Klee’s interest in another convention, perspectival illusion, is captured with idiosyncratic wit in “Room Perspective with Inhabitants” (1921). The obvious perspective lines that shoot across the composition, defining a room, suggesting furniture within it and chambers lying beyond it, are like an exercise in High Renaissance precepts. Still, the fantasy that perspective can, in fact, conjure realism is diminished by the titular “inhabitants”—figures are sprawled, scrawled on the floor and walls, and rendered unapologetically two-dimensional. Klee manages a similar farce in other works, such as his parodic recreation of Dürer’s famous perspective machine, “Analysis of Diverse Perversities” (1922). By setting the notional ideal of perspective in dialogue with a refusal to execute it, Klee encourages a healthy suspicion about the boons of historically defined exempla, emptying perspective of its virtues.
One of Klee’s greatest innovations involves his use of an obvious convention—his pointillistic works—to not just express but even represent the sensation of an impulse as evasive as recollection.
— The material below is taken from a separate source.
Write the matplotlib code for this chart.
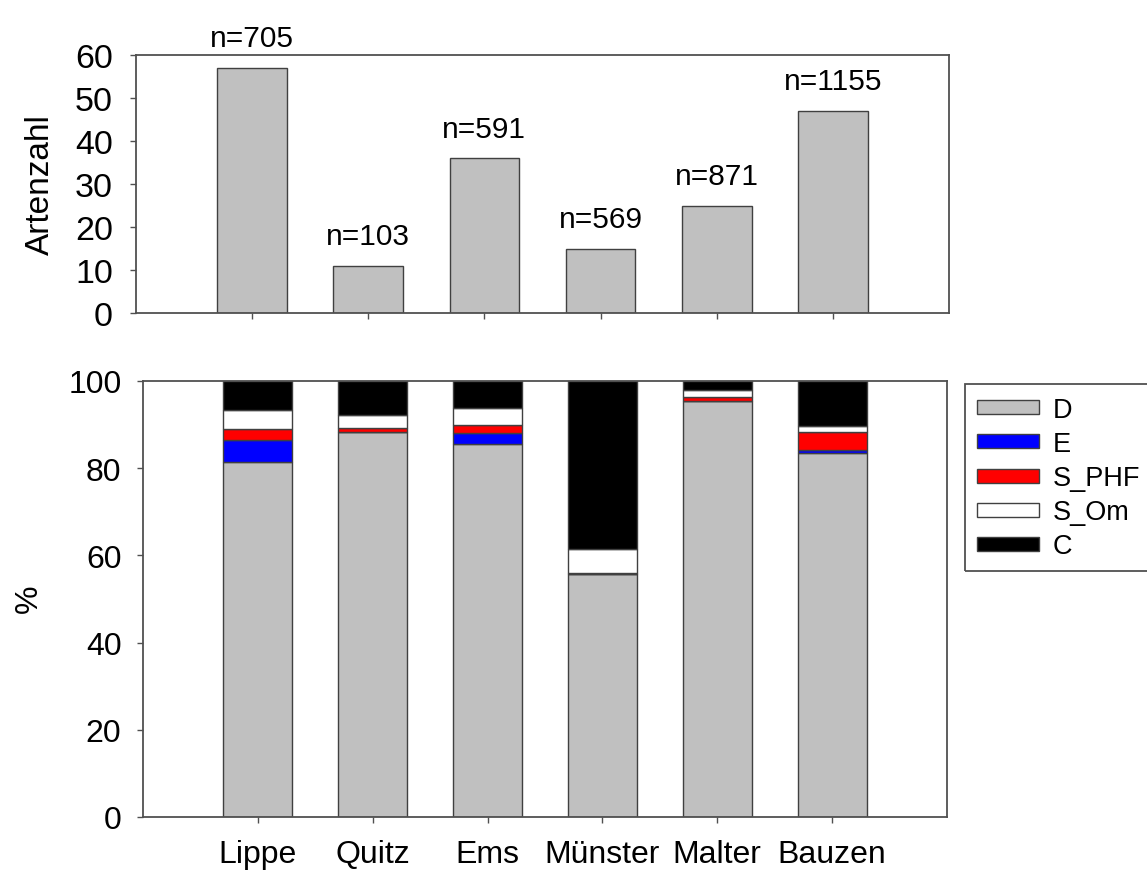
import matplotlib
matplotlib.use("Agg")
import matplotlib.pyplot as plt
from matplotlib.patches import Rectangle

plt.rcParams['font.family'] = ['Liberation Sans', 'DejaVu Sans']

# Daten
standorte = ['Lippe', 'Quitz', 'Ems', 'Münster', 'Malter', 'Bauzen']
artenzahl = [57, 11, 36, 15, 25, 47]
n_werte = [705, 103, 591, 569, 871, 1155]

# Anteile in % (von unten nach oben gestapelt)
D = [81.5, 88.2, 85.6, 55.7, 95.3, 83.4]
E = [4.9, 0.2, 2.4, 0.1, 0.2, 0.7]
S_PHF = [2.7, 0.9, 2.0, 0.2, 0.9, 4.3]
S_Om = [4.3, 2.9, 3.8, 5.5, 1.5, 1.2]
C = [6.6, 7.8, 6.2, 38.5, 2.1, 10.4]

gruppen = ['D', 'E', 'S_PHF', 'S_Om', 'C']
werte = [D, E, S_PHF, S_Om, C]
farben = ['#c0c0c0', '#0000ff', '#ff0000', '#ffffff', '#000000']

W, H = 1147, 878
fig = plt.figure(figsize=(W / 100, H / 100), dpi=100)

spine_col = '#505050'
bar_edge = '#404040'
x = list(range(len(standorte)))

# oberes Diagramm: Artenzahl
ax1 = fig.add_axes([136 / W, 1 - 314 / H, (949 - 136) / W, (314 - 56) / H])
ax1.bar(x, artenzahl, width=0.6, color='#c0c0c0', edgecolor=bar_edge, linewidth=1.0)
for xi, v, n in zip(x, artenzahl, n_werte):
    ax1.text(xi, v + 5, f'n={n}', ha='center', va='baseline', fontsize=21.5)
ax1.set_xlim(-1, 6)
ax1.set_ylim(0, 60)
ax1.set_yticks(range(0, 61, 10))
ax1.set_xticks(x)
ax1.set_xticklabels([])
ax1.tick_params(axis='both', direction='out', length=4.5, width=1, color=spine_col,
                labelsize=24.5, pad=12)
ax1.text(40 / W, 1 - 185 / H, 'Artenzahl', transform=fig.transFigure, rotation=90,
         ha='center', va='center', fontsize=24)

# unteres Diagramm: Anteile
ax2 = fig.add_axes([143 / W, 1 - 818 / H, (947 - 143) / W, (818 - 382) / H])
unten = [0.0] * len(standorte)
for name, vals, farbe in zip(gruppen, werte, farben):
    ax2.bar(x, vals, width=0.6, bottom=unten, color=farbe, edgecolor=bar_edge,
            linewidth=1.0, label=name)
    unten = [b + v for b, v in zip(unten, vals)]
ax2.set_xlim(-1, 6)
ax2.set_ylim(0, 100)
ax2.set_yticks(range(0, 101, 20))
ax2.set_xticks(x)
ax2.set_xticklabels(standorte)
ax2.tick_params(axis='both', direction='out', length=4.5, width=1, color=spine_col,
                labelsize=23, pad=11)
ax2.tick_params(axis='x', labelsize=23)
ax2.text(29 / W, 1 - 599 / H, '%', transform=fig.transFigure, rotation=90,
         ha='center', va='center', fontsize=23)

for ax in (ax1, ax2):
    for sp in ax.spines.values():
        sp.set_color(spine_col)
        sp.set_linewidth(1.3)

# Legende
leg = fig.legend(*ax2.get_legend_handles_labels(), loc='upper left',
                 bbox_to_anchor=(977 / W, 1 - 398 / H), frameon=False, fontsize=19.5,
                 handlelength=2.3, handleheight=0.42, labelspacing=0.3,
                 handletextpad=0.5, borderaxespad=0, borderpad=0)
fig.patches.append(Rectangle((965 / W, 1 - 572 / H), 200 / W, (572 - 385) / H,
                             transform=fig.transFigure, facecolor='none',
                             edgecolor=spine_col, linewidth=1.3))

fig.savefig('out.png', dpi=100)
The carefully ordered screen of tiny squares that covers the phantom-like suggestion of body and beak in “Memory of a Bird” (1932) becomes a means of representing the mental grasping, uncertain and imperfect, that always attends recollection. In short, Klee transforms a formal element of painting into an expression of an experience that is as powerful as it is insubstantial.
To speak of the “bilateral inverted symmetry” in Klee’s chromatic grids, or opine on his use of geometric abstractions as some art historians do, is an academic service. But for an exhibition, that form of meaning-making is tantamount to clutching at the ankles of a colossus. Klee’s works can best be understood as a suspension of readability, a visual proclamation of modernity’s hermeneutic impasse, a stripping of all fact that leaves only the naked perhaps. If bloodless academic evaluations and classifications overrun Klee’s works, they will not merely squander the possibility of enjoyment; they will deprive Modernity of one of its most crucial, most complex chapters.